Charter CEO Tom Rutledge Hates Password Sharing

charter ceo tom rutledge

Quit sharing your passwords, filthy criminals, you’re pissing big cable companies off.

Password sharing is running rampant, especially with the younger crowds and Charter Communications CEO Tom Rutledge hates it.

During their earnings call, Rutledge stated: “The lack of control over the content by content companies and authentication processes has reduced the demand for video because you don’t have to pay for it. That’s going on in the college market.”

His logic isn’t off, certainly the easier it is to access TV shows through apps and web logins, the more likely it is that there are countless people using one another’s logins.

He generally attacks TV networks that now offer their own apps and customer logins. As most are likely aware, most of these apps require a cable subscription. But with a login to one of the major cable providers easily passed around, it’s pretty difficult to regulate the sharing of these logins with friends and family. And their friends and families.

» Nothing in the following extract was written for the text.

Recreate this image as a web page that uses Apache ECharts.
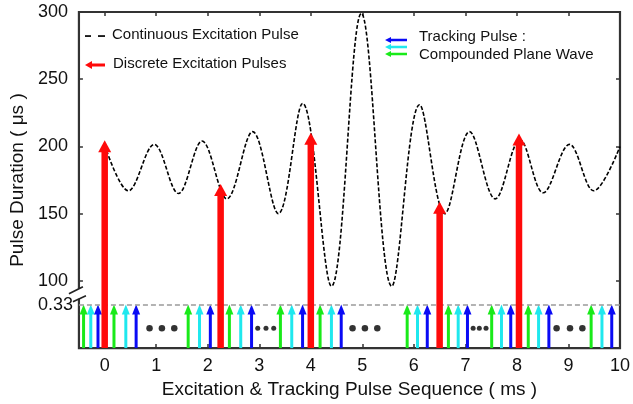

Ironically, services such as HBO and Netflix have argued that password sharing likely isn’t some terrible epidemic, and in fact has been one of the best marketing tools for each respective service. For example, the odds are pretty good that most folks who have access to someone else’s HBO account often end up subscribing to the service themselves, at least at a rate that HBO finds beneficial enough to keep the reigns loose on password sharing.

Regardless, password sharing isn’t going to stop anytime soon unless drastic measures are taken by the major companies offering such services, but the streaming video industry has certainly reached a level where if one stops, three more are created. It seems far more important for traditional cable and TV to adapt as opposed to try and stop this modern consumption.